3.2 Chaotic stationary waves
When some conditions are met, the standing waves don't converge to a defined pattern, instead the pattern keeps changing in a chaotic way, producing at the same time higher spatial frequency patterns, as it can be seen in the image and video.
3.3 Laser modulation
The reason that I used 3 lasers connected to 3 PWM outputs was to individually control them to produce visually appealing effects. In the next video I controlled the intensity of the 3 lasers sinusoidally, and at the same I constantly modified their phase difference.
3.4 XMAS Illumination
Here we can see how the illumination blends with the Christmas tree.
4 Closing Words
I had this project in mind long ago, but this Project14 was a good excuse to actually develop it.
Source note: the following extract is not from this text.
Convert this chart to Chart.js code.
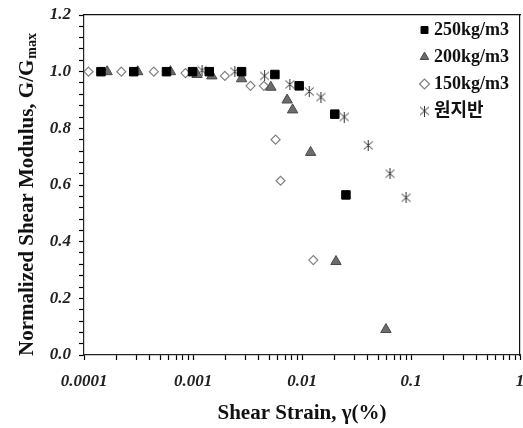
<!DOCTYPE html>
<html>
<head>
<meta charset="utf-8">
<script src="https://cdn.jsdelivr.net/npm/chart.js@4.4.1/dist/chart.umd.min.js"></script>
<style>
  html, body { margin: 0; padding: 0; background: #fff; }
  #wrap { width: 523px; height: 428px; }
</style>
</head>
<body>
<div id="wrap"><canvas id="chart" width="523" height="428"></canvas></div>
<script>
// Values
const SERIES_LABELS = ['250kg/m3', '200kg/m3', '150kg/m3', '원지반']

const STRAIN_250 = [0.000143, 0.000286, 0.000571, 0.00099, 0.00141, 0.00279, 0.00564, 0.00942, 0.0200, 0.0253]
const G_250 = [1.0, 1.0, 1.0, 1.0, 1.0, 1.0, 0.99, 0.95, 0.85, 0.565]

const STRAIN_200 = [0.000163, 0.000311, 0.000621, 0.00109, 0.00149, 0.00279, 0.00518, 0.00731, 0.0082, 0.012, 0.0205, 0.0589]
const G_200 = [1.0, 1.0, 1.0, 0.99, 0.985, 0.975, 0.945, 0.9, 0.865, 0.715, 0.33, 0.09]

const STRAIN_150 = [0.00011, 0.00022, 0.000437, 0.000853, 0.00196, 0.00337, 0.00447, 0.00572, 0.00636, 0.0127]
const G_150 = [1.0, 1.0, 1.0, 0.995, 0.985, 0.95, 0.95, 0.76, 0.615, 0.335]

const STRAIN_SITE = [0.00121, 0.00242, 0.00454, 0.00774, 0.01165, 0.0149, 0.0244, 0.0405, 0.0641, 0.09]
const G_SITE = [1.005, 1.0, 0.985, 0.955, 0.93, 0.91, 0.84, 0.74, 0.64, 0.555]

const X_TICKS = [0.0001, 0.001, 0.01, 0.1, 1]
const X_TICK_LABELS = ['0.0001', '0.001', '0.01', '0.1', '1']
const Y_TICKS = [0, 0.2, 0.4, 0.6, 0.8, 1.0, 1.2]
const Y_MINOR_STEP = 0.04

const SERIF = '"Times New Roman", "Liberation Serif", "Noto Sans CJK KR", serif'
const AXIS_COLOR = '#222'

const toPoints = (xs, ys) => xs.map((x, i) => ({ x, y: ys[i] }))
const near = (a, b) => Math.abs(a - b) <= Math.abs(b) * 1e-6 + 1e-9

// asterisk marker (X with a vertical stroke)
function makeAsterisk(size) {
  const c = document.createElement('canvas')
  c.width = size
  c.height = size
  const g = c.getContext('2d')
  g.strokeStyle = '#333'
  g.lineWidth = 1
  g.beginPath()
  g.moveTo(1, 1.5); g.lineTo(size - 1, size - 1.5)
  g.moveTo(size - 1, 1.5); g.lineTo(1, size - 1.5)
  g.moveTo(size / 2, 0); g.lineTo(size / 2, size)
  g.stroke()
  return c
}

const asterisk = makeAsterisk(11)

// decade ticks plus the 2..9 minor ticks in between
function xTickValues() {
  const out = []
  X_TICKS.forEach((d, i) => {
    out.push({ value: d })
    if (i < X_TICKS.length - 1) {
      for (let k = 2; k <= 9; k++) out.push({ value: d * k })
    }
  })
  return out
}

function yTickValues(s) {
  const n = Math.round((s.max - s.min) / Y_MINOR_STEP)
  const out = []
  for (let i = 0; i <= n; i++) out.push({ value: +(s.min + i * Y_MINOR_STEP).toFixed(4) })
  return out
}

// y axis title with the "max" subscript
const yTitle = {
  id: 'yTitle',
  afterDraw(chart) {
    const ctx = chart.ctx
    const main = 'Normalized Shear Modulus, G/G'
    const sub = 'max'
    ctx.save()
    ctx.fillStyle = '#111'
    ctx.textBaseline = 'alphabetic'
    ctx.textAlign = 'left'
    ctx.font = 'bold 21px ' + SERIF
    const wMain = ctx.measureText(main).width
    ctx.font = 'bold 14px ' + SERIF
    const wSub = ctx.measureText(sub).width
    ctx.translate(33, 195)
    ctx.rotate(-Math.PI / 2)
    const x0 = -(wMain + wSub) / 2
    ctx.font = 'bold 21px ' + SERIF
    ctx.fillText(main, x0, 0)
    ctx.font = 'bold 14px ' + SERIF
    ctx.fillText(sub, x0 + wMain + 1, 3)
    ctx.restore()
  }
}

// place the legend inside the plot, top right
const legendInside = {
  id: 'legendInside',
  afterLayout(chart) {
    const lg = chart.legend
    if (!lg) return
    const w = lg.width
    const h = lg.height
    lg.left = 415
    lg.right = lg.left + w
    lg.top = 12
    lg.bottom = lg.top + h
  }
}

const tickFont = { family: SERIF, size: 17, weight: 'bold', style: 'italic' }
const tickGrid = { display: true, drawOnChartArea: false, drawTicks: true, tickLength: 5, tickColor: '#000', tickWidth: 1.2, color: '#000' }

new Chart(document.getElementById('chart'), {
  type: 'scatter',
  data: {
    datasets: [
      {
        label: SERIES_LABELS[0],
        data: toPoints(STRAIN_250, G_250),
        pointStyle: 'rect',
        pointRadius: 6,
        backgroundColor: '#000',
        borderColor: '#000',
        borderWidth: 1,
      },
      {
        label: SERIES_LABELS[1],
        data: toPoints(STRAIN_200, G_200),
        pointStyle: 'triangle',
        pointRadius: 6,
        backgroundColor: '#6c6c6c',
        borderColor: '#4a4a4a',
        borderWidth: 1,
      },
      {
        label: SERIES_LABELS[2],
        data: toPoints(STRAIN_150, G_150),
        pointStyle: 'rectRot',
        pointRadius: 4.5,
        backgroundColor: '#fff',
        borderColor: '#808080',
        borderWidth: 1.2,
      },
      {
        label: SERIES_LABELS[3],
        data: toPoints(STRAIN_SITE, G_SITE),
        pointStyle: asterisk,
        backgroundColor: '#fff',
        borderColor: '#333',
      },
    ],
  },
  options: {
    responsive: false,
    devicePixelRatio: 1,
    animation: false,
    layout: { autoPadding: false, padding: { top: 15, right: 3, left: 0, bottom: 0 } },
    plugins: {
      tooltip: { enabled: false },
      legend: {
        position: 'chartArea',
        align: 'start',
        labels: {
          usePointStyle: true,
          boxWidth: 1,
          boxHeight: 7,
          padding: 9,
          color: '#111',
          font: { family: SERIF, size: 18, weight: 'bold' },
        },
      },
    },
    scales: {
      x: {
        type: 'logarithmic',
        min: 0.0001,
        max: 1,
        afterBuildTicks: (s) => { s.ticks = xTickValues() },
        afterFit: (s) => { s.height = 73; s.paddingLeft = 0; s.paddingRight = 0 },
        grid: tickGrid,
        border: { display: true, color: AXIS_COLOR, width: 1.2 },
        ticks: {
          autoSkip: false,
          minRotation: 0,
          maxRotation: 0,
          padding: 11,
          color: '#222',
          font: tickFont,
          callback: (v) => {
            const i = X_TICKS.findIndex((t) => near(v, t))
            return i >= 0 ? X_TICK_LABELS[i] : ''
          },
        },
        title: {
          display: true,
          text: 'Shear Strain, γ(%)',
          color: '#111',
          padding: { top: 0, bottom: 2 },
          font: { family: SERIF, size: 21, weight: 'bold' },
        },
      },
      y: {
        min: 0,
        max: 1.2,
        afterBuildTicks: (s) => { s.ticks = yTickValues(s) },
        afterFit: (s) => { s.width = 84; s.paddingTop = 0; s.paddingBottom = 0 },
        grid: tickGrid,
        border: { display: true, color: AXIS_COLOR, width: 1.2 },
        ticks: {
          autoSkip: false,
          padding: 8,
          color: '#222',
          font: tickFont,
          callback: (v) => (Y_TICKS.some((t) => near(v, t)) ? v.toFixed(1) : ''),
        },
      },
      // plain axes on top and right only to close the frame
      xTop: {
        type: 'linear',
        position: 'top',
        display: true,
        min: 0,
        max: 1,
        afterFit: (s) => { s.height = 0; s.paddingLeft = 0; s.paddingRight = 0 },
        grid: { display: false, drawTicks: false },
        ticks: { display: false },
        border: { display: true, color: '#111', width: 1.2 },
      },
      yRight: {
        type: 'linear',
        position: 'right',
        display: true,
        min: 0,
        max: 1,
        afterFit: (s) => { s.width = 0; s.paddingTop = 0; s.paddingBottom = 0 },
        grid: { display: false, drawTicks: false },
        ticks: { display: false },
        border: { display: true, color: '#111', width: 1.2 },
      },
    },
  },
  plugins: [yTitle, legendInside],
})
</script>
</body>
</html>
The complete project was developed in 4 days, which did not give me much time to play with the system. I found that the generated patterns are affected by multiple factors such as intensity of the vibration, the amount of water, its viscosity, the form of the recipient, etc. There are probably many interesting effects that could be achieved through the manipulation of the lasers and the water, I just scratched the surface of the possibilities. This idea could be extended further in many different ways, more colors, more lasers, different pointing directions, different layouts, mirrors, lenses, etc, I hope the project inspires others to develop interesting light effects.